Why busy?  Well, life is coming to that crossroads.  I can 'feel' it coming upon me.  I need to revitalise my existence.  Am not sure how yet of course but there are few options.  Firstly, I am the mother of two adorable children.  That part of my life makes me very, very happy unless they are moaning at me!   The house needs a complete overhaul but times are hard so this is going to have to be done efficiently and cheaply.    A bit of graft can go a long way.  And there are the inevitable assessments of other people in ones life.  Do they stay or go?   Not that many to rid myself of - being an Aspie brings with it a complete inability to sustain decent friendships/relationships.   Unless you happen to know the most understanding person on the planet, most people will be frustrated, angry or plain confused by being close to an Aspie! 

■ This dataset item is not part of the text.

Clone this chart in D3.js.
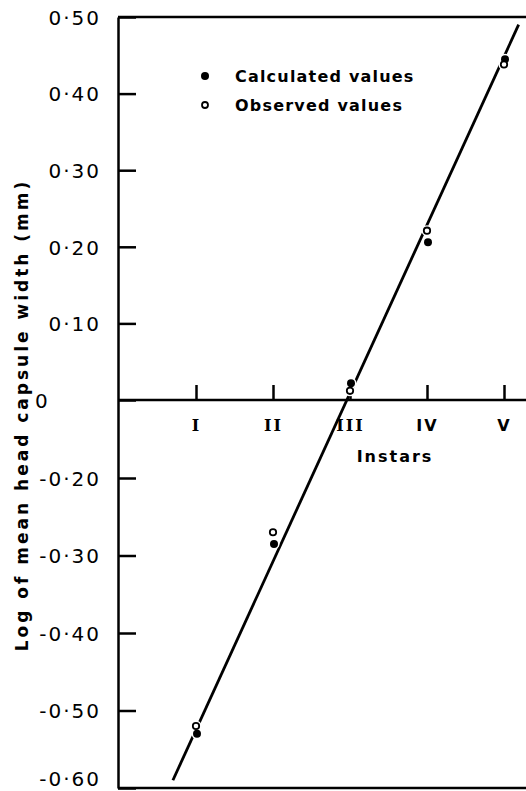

Other Aspies 'get it' so if I could surround myself by other Aspies things would go quite well.  Complete lack of demands, the occasional meltdown, the lack of verbal communication....hmm...sounding quite good actually.

So.  My cooking is actually improving believe it or not.  I made a cracking roast beef a couple of Sunday's ago.  This was thanks to the masterful Heston Bloomin' Tail.   I took a big wedge of beef, poured in some stock, wrapped the whole shebang in  foil and slow cooked it for several hours.  I left it to rest for twenty minutes and it was very soft, tasty and rather amazing...woohoo.

Since then, I have glided effortlessly between making stuff myself from scratch which I love and buying horrible ready made gunge - slowly the family are coming round to 'home made is best'.    I have a technique going and it wont be long before anything from the freezer counter will not be allowed (unless it's ice cream).  Quite right.  Oh, and frozen peas are actually edible (if you cook them of course).   The midway between meals are the ones like spag bol - fresh beef mince but a jar of sauce....these are still popular.  I have yet to make a good pasta sauce that everyone likes. 

Indeed, cooking is still a lovely past time.  With a bit of a holiday next week - I hope to indulge myself with some baking too.  I thought a good bread made with olive oil and a wholesome soup....wonderful.    I did make a white cabbage soup recently and it was extremely nice.  Unfortunately, the thought of cabbage soup upsets a lot of people and no takers except my lovely daughter who will try anything. 

I might even buy a tin of paint and get stuck into son's room - he will be away for the week so it's an ideal opportunity to make one room in the house almost habitable.  Or is that just plain ambitious.....

Step up - sometimes the best views are from the highest windows.